Oops: The Story of a New Name, by Elena Ferrante
I hadn't really succeeded in fitting in. I was one of those who labored day and night, got excellent results, were even treated with congeniality and respect, but would never carry off with the proper manner the high level of those studies. I would always be afraid: afraid of saying the wrong thing, of using an exaggerated tone, of dressing unsuitably, of revealing petty feelings, of not having interesting thoughts.

I chose this on the recommendation of a friend who neglected to tell me that it was in the middle of a series. It's about two Italian women who apparently have been BFFs from a childhood described in an earlier book. By The Story of a New Name, they've separated so that one of them, Elena, can go to school and regale the reader about the existential dreariness of Studying While Female. The "new name" of the title, is her new last name when she marries a man less intelligent than she is and resentful of it, and wraps up her identity with his. I'm not the target market for Ferrante, and I feel like I missed a lot of it by jumping in in the middle, but it's well written.

A Heartwarming Story About Children: Sophie's Choice, by William Styron
She could not believe any of this. She could not believe that she was now kneeling on the hurtful, abrading concrete, drawing her children toward her so smotheringly tight that she felt their flesh might be engrafted to hers even through layers of clothes. Her disbelief was total, deranged. It was disbelief reflected in the eyes of the gaunt, waxy-skinned young Rottenfuhrer, the doctor's aide to whom she inexplicably found herself looking upward in supplication. He appeared stunned, and he returned her gaze with a wide-eyed baffled expression, as if to say: I can't understand this either.
"Don't make me choose," she heard herself plead in a whisper. "I can't choose."

The big reveal comes toward the end of the novel. Even though it's pretty famous, I won't spoil it here. Also, the "heartwarming" part of the caption here is bitter snark; Sophie's Choice is a huge downer, as is usually the case with holocaust literature.

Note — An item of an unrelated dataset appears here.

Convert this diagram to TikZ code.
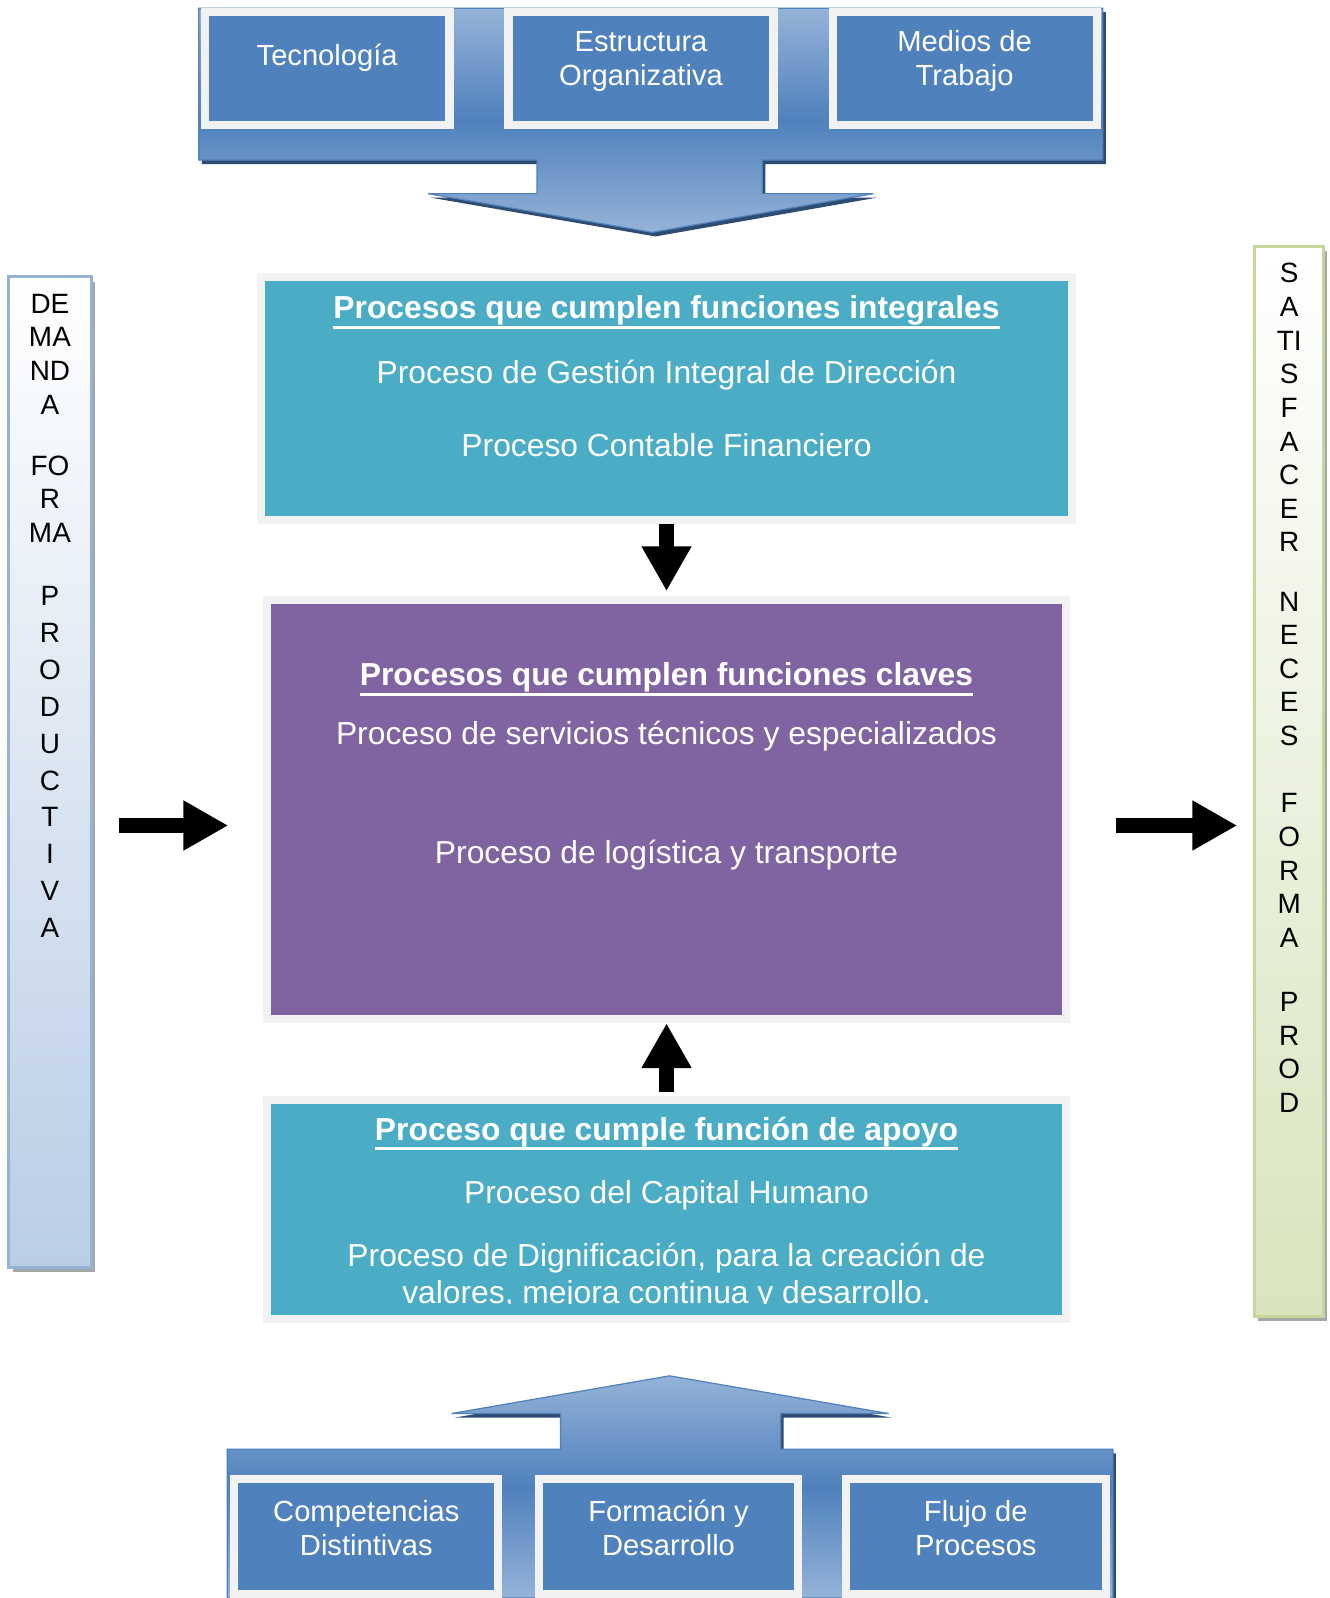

The book is told first person by a character who is a professional writer reminiscing about early days right after being fired from his first publishing job. It makes it hard to tell how much of the book is autobiographical. Most of the story concerns the narrator's adventures in and around 1947 Brooklyn with the asshole Nathan and the tragic Sophie, and Sophie's memories in and around Auschwitz during the war. Where she has to choose.

The narrator is an emigrant from the American South, the descendant of slaveholders, and skeletons from his ancestry, including an inheritance that directly resulted from human trafficking, highlight parallels between the Nazi holocaust and Southern atrocities against people of color. I found the comparison unsatisfying in that we hear about Auschwitz from the perspective of a victim of the camps, while American slavery is described only by the white descendant having a sad about his blood money and feeling insulted when Nathan calls him a cracker.